Letting Go

Audrey writes:

Last month, when my dear 25 year old daughter didn't respond to 2 or 3 phone calls over the course of 3 or 4 days, I got anxious. It doesn't make any sense. She's terrifically competent, widely traveled, and was in the Peace Corps for 2 years. She can take care of herself. And between law school, work, volunteering, and a rich social life, she's pretty busy. Still, after not hearing from her, my mommy brain kicked in. It was obvious to me that she was dead. Yes, I'm going to use that word.

When she first got her driving license and negelected to honor our agreement that she would call me when she'd reached her destination, I explained my “reasoning”,
“When I don't hear from you, I'm not thinking, gee, she's stopped to talk to friends, or she's just forgotten. No, I'm thinking:
SHE IS DEAD IN A DITCH!!!!”

I think that this over-the-top behavior is a vestigial primitive glitch that comes with your baby's birth.
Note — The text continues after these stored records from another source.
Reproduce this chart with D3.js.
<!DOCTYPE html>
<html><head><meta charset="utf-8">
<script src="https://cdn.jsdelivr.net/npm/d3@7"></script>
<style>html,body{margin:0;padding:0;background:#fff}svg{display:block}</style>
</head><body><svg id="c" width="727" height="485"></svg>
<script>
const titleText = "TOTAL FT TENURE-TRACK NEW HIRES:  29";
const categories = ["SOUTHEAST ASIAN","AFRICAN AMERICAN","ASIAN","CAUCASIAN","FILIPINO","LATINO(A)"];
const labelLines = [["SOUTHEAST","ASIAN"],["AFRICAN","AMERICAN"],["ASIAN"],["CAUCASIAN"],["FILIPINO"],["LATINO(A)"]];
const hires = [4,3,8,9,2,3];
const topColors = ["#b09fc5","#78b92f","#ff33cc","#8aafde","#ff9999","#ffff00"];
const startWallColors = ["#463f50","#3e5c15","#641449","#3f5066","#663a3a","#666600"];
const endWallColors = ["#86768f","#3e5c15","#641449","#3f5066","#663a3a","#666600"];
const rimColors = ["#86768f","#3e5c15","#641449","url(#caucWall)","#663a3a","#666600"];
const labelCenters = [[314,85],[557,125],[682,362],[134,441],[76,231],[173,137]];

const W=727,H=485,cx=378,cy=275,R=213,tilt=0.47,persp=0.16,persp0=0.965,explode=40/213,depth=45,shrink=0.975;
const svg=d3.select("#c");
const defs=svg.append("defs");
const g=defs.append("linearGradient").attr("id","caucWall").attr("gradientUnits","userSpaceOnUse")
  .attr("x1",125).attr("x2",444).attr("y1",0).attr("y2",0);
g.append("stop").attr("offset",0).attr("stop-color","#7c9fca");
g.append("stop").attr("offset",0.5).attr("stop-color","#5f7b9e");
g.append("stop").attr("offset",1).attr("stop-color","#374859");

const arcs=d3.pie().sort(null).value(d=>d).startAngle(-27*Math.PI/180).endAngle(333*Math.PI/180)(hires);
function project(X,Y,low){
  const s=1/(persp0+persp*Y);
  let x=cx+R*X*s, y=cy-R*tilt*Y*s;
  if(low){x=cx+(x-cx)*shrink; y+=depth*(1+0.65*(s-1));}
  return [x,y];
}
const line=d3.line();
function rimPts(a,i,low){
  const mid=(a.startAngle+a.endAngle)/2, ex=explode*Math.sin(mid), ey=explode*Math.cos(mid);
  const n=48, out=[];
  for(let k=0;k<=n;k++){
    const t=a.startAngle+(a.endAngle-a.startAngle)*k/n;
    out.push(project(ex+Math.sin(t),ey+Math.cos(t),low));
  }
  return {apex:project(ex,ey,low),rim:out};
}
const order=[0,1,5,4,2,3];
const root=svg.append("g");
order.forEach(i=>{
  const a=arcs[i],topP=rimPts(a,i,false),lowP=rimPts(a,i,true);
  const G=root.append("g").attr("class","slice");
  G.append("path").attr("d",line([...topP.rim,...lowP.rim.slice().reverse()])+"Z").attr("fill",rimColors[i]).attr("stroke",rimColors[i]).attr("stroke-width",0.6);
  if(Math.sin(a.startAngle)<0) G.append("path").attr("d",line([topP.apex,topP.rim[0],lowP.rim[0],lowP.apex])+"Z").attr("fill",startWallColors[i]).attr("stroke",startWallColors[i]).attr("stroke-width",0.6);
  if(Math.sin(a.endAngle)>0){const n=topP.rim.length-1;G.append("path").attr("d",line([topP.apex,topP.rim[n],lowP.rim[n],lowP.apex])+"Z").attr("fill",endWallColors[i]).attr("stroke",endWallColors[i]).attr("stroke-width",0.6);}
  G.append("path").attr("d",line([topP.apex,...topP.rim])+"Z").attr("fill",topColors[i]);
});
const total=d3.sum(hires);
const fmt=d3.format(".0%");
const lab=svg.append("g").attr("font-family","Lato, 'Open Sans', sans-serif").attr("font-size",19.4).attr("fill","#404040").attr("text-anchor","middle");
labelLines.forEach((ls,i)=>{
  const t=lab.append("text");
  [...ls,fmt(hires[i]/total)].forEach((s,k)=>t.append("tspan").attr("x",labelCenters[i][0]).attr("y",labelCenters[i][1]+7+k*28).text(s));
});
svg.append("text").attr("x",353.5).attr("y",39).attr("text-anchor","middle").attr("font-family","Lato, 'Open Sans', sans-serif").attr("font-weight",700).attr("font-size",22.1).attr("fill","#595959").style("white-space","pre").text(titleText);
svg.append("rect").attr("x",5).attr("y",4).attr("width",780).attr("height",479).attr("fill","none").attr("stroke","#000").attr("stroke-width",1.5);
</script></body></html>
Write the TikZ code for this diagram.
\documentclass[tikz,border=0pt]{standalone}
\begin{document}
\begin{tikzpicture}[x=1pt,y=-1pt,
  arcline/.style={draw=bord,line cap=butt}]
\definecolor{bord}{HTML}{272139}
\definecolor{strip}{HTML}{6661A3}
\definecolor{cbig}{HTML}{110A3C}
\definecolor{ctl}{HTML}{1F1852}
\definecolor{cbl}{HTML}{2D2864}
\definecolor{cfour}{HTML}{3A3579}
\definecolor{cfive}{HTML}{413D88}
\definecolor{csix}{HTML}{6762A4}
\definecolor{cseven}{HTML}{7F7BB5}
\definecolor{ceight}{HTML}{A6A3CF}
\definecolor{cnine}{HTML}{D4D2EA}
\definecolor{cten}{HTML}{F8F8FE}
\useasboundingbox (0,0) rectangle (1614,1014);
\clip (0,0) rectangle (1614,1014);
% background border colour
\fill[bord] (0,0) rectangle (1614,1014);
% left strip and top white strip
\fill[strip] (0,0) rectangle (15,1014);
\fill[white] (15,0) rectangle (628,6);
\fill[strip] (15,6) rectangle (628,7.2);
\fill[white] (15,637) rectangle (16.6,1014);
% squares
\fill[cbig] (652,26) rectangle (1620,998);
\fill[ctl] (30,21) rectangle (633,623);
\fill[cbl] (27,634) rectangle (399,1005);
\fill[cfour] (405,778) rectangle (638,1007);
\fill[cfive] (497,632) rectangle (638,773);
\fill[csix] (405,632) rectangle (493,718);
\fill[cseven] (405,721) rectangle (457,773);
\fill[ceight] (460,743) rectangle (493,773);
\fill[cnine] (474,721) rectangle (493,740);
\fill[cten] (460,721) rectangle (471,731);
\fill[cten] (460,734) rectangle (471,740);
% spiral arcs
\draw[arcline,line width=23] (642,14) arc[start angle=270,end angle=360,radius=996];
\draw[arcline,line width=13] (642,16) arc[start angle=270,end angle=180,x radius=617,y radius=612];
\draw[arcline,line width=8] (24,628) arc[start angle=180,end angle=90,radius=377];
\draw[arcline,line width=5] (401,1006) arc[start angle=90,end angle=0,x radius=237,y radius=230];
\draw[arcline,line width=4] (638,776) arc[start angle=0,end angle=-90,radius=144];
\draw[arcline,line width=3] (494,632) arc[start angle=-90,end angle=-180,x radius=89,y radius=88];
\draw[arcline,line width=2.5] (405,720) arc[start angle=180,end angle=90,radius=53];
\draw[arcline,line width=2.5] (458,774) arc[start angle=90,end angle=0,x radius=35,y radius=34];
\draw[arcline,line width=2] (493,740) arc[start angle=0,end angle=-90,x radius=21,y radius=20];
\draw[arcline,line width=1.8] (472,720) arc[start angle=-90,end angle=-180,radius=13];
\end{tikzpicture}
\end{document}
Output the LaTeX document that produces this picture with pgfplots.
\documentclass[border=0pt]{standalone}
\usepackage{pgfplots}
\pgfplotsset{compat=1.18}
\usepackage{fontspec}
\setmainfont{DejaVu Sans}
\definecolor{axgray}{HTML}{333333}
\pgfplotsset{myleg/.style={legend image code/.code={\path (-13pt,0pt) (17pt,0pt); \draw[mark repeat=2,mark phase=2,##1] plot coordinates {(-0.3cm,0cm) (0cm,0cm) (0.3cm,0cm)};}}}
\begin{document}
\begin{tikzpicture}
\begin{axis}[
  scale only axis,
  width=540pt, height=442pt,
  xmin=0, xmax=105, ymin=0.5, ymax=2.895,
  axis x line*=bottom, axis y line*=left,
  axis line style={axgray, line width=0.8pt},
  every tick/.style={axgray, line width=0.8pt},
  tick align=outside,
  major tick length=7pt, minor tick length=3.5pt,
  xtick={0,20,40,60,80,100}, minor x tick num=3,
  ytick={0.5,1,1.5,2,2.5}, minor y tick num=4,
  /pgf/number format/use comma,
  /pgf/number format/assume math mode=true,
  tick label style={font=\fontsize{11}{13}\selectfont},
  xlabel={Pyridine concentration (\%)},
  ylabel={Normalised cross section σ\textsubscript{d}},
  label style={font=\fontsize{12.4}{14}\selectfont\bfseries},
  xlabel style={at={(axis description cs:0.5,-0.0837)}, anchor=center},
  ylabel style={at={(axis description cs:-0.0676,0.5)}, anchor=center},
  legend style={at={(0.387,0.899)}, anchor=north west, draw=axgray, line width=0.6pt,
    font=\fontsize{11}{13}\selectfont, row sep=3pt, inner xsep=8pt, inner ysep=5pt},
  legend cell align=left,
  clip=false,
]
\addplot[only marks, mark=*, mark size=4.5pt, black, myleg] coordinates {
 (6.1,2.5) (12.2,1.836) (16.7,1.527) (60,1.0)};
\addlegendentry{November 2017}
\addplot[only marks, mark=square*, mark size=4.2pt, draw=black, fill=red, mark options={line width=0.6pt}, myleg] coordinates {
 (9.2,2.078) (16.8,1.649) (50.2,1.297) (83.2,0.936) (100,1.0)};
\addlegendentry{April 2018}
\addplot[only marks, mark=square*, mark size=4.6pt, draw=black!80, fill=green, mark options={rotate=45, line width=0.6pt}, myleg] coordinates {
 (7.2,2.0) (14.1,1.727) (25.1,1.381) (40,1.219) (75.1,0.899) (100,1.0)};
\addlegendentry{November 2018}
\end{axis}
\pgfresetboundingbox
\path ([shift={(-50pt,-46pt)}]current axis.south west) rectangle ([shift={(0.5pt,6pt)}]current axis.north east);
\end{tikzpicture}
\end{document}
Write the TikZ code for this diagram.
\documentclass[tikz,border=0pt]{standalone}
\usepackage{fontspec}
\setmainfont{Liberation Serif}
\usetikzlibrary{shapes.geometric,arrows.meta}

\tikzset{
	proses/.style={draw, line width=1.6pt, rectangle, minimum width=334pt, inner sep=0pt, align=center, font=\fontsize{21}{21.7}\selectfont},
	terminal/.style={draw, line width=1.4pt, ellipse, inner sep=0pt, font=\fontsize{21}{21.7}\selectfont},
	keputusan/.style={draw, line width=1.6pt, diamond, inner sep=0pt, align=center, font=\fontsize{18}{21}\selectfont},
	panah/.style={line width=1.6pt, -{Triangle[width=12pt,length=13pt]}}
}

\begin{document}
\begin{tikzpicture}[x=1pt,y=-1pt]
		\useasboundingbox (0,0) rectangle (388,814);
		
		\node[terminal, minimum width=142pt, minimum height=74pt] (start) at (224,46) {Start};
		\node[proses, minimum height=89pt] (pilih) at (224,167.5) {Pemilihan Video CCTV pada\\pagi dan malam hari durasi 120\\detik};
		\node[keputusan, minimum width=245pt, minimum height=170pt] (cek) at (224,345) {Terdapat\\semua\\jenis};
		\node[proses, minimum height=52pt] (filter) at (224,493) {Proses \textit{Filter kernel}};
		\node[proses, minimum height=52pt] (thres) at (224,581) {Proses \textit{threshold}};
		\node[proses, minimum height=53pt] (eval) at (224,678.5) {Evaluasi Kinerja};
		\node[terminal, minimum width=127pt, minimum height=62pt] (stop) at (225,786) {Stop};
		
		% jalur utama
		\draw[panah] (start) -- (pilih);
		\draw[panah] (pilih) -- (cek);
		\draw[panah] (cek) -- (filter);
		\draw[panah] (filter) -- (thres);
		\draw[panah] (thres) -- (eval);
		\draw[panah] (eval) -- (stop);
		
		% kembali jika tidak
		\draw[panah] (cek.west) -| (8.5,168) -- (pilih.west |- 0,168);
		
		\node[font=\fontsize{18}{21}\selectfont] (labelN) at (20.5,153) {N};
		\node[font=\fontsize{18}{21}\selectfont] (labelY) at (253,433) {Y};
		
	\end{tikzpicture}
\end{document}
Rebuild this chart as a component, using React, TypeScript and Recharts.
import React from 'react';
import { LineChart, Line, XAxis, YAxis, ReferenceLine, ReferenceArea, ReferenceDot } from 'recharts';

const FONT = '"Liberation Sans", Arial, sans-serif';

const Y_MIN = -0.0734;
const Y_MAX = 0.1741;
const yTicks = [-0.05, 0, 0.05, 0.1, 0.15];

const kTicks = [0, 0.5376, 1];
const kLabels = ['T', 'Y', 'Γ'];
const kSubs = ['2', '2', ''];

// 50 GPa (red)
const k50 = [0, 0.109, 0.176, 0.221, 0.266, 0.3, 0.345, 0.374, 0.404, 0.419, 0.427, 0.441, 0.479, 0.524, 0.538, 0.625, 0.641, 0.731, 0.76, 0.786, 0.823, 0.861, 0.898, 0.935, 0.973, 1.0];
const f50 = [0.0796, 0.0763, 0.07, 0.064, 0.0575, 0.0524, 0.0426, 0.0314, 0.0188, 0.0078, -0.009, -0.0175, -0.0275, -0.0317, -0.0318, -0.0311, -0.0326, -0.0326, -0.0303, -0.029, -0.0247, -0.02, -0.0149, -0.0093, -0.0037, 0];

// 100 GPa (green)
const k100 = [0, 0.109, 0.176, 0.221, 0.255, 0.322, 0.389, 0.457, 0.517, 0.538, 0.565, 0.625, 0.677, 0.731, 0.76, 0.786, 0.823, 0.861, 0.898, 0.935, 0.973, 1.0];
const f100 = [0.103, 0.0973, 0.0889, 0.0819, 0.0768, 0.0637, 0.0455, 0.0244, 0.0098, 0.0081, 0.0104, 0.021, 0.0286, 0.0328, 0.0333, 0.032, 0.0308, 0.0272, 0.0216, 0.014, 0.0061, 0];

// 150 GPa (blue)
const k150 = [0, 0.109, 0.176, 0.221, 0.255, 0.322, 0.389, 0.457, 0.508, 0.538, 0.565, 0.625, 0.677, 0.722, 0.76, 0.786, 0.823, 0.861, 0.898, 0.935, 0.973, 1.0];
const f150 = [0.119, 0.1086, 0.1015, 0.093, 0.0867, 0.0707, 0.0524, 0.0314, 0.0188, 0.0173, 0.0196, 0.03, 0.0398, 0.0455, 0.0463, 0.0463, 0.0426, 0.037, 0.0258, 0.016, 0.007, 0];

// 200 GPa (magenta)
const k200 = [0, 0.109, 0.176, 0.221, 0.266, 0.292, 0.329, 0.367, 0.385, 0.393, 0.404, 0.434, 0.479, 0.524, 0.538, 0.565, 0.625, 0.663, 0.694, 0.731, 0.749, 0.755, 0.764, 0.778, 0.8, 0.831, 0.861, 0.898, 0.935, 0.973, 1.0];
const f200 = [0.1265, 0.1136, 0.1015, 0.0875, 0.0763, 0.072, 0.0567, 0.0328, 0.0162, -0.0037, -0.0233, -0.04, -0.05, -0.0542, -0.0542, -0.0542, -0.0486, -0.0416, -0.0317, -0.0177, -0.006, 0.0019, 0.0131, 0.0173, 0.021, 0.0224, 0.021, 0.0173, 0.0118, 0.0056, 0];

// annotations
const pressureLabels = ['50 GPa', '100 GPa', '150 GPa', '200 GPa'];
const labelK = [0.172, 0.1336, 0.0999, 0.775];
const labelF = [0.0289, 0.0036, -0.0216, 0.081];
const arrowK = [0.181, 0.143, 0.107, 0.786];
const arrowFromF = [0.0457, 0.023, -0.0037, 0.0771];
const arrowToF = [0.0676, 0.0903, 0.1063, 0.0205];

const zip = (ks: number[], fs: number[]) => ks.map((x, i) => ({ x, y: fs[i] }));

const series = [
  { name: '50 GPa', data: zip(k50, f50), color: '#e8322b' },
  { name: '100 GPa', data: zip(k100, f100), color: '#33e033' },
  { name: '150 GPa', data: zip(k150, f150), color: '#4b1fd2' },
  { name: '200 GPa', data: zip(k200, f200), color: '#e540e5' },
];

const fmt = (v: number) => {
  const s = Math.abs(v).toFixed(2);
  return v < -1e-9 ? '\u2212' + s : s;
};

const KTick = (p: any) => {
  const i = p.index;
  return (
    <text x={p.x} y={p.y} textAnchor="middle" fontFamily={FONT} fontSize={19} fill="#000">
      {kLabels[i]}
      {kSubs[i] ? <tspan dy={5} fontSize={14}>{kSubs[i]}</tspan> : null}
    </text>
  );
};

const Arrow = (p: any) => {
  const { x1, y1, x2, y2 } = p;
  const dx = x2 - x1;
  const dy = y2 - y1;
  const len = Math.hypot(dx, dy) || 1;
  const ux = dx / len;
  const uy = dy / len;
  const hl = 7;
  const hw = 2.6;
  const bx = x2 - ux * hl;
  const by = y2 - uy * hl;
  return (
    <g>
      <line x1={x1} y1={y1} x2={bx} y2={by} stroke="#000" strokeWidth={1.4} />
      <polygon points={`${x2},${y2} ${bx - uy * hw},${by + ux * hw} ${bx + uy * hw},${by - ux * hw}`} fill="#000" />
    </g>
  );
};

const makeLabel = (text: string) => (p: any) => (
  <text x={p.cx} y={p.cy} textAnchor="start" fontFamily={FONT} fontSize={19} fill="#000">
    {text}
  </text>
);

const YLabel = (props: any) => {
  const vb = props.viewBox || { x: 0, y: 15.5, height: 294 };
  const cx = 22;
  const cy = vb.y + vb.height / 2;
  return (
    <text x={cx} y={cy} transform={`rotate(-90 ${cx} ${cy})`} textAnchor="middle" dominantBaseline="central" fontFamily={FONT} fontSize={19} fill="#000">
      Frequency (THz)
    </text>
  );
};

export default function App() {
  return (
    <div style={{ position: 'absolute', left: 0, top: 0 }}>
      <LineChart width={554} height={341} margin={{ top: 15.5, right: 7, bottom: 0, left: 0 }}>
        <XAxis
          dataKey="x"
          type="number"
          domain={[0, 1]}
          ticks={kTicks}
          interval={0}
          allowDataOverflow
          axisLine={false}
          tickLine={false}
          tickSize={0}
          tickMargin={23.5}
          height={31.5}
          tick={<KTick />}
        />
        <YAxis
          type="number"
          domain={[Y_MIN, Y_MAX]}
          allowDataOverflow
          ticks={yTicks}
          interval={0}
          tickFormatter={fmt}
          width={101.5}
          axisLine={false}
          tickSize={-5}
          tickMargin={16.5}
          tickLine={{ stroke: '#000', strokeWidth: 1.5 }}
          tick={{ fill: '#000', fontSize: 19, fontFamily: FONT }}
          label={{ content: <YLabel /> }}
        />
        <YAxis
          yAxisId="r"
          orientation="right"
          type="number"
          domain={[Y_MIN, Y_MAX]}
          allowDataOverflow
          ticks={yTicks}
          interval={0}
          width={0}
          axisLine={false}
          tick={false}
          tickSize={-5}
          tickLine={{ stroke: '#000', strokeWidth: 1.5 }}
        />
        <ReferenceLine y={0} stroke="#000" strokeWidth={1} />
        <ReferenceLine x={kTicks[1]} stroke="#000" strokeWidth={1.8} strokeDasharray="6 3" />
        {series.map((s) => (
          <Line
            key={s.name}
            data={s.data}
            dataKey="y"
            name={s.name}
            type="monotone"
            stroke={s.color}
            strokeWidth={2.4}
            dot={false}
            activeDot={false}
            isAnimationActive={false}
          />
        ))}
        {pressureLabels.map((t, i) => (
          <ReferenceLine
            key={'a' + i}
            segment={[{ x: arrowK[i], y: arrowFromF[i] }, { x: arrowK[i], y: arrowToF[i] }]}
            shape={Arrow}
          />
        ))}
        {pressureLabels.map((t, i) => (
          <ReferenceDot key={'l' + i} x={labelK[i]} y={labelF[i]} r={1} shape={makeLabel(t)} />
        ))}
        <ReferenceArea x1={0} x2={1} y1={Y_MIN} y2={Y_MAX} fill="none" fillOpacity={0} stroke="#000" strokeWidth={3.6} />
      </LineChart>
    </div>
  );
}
That baby's birth also brings the frightening realisation that we cannot always protect our children from this vast, dangerous world. This sense of helplessness can be taken way too far. At the nursery schools where I work, it is not the children who have separation anxiety, it is definitely the moms. Moms who come back for one more hug after the child is busy with her friends, moms who won't leave the classroom at all.

When my daughter left for the Peace Corps, after having already been away at college, there were folks in my town, including a couple of her high school teachers who said, “How can you let her go so far?” I didn't respond by saying that I thought her leaving was preferable to an alternate situation I've seen way too often; having one's child, his lover, and their baby living in one's basement.

Yes, letting go hurts. Yes, I cry. My son just graduated college and is living in New York City. My daughter just bought a scooter (and helmet) to commute to school and work. I miss both of my children and I understand that I need to stretch myself to cope with their widening horizons.
Me? I've just started a blog.


Kathy replies:

While Audrey was watching her son graduate from college, I was DC with my teenage sons. We were there to watch the younger one compete in a national competition, but decided to spend some time looking at colleges for the older one.

This is my first experience with this, and I’d like to think I handled it well. But on the inside, I was frantic. He wants to be in a city, he wants to travel abroad, DC is so far away! Of course I want all these things for him. I don’t know any boy more capable of handling it than him. But what if something like 9/11 happens again- we need to have a plan for him. I though about that all weekend, which kept me from thinking about the bigger issue. He will eventually leave, they all will. I can’t even think about it, without being reduced to tears. He is my first of four, and I can’t imagine not seeing him everyday. I can’t imagine going days without speaking to each other. They are my whole world. Thank God I have 2 years to get used to the idea. But will I? Ever?

But it does beat the alternative, as Audrey pointed out. Isn’t this what we want? To raise independent responsible people who can take care of themselves; adults who are not dependent on their parents for food, shelter and clothing well into their 30’s!

Maybe we just want them to check in and let us know they are alright. Pretend that they still need us. If they do that, maybe letting go won’t be so hard.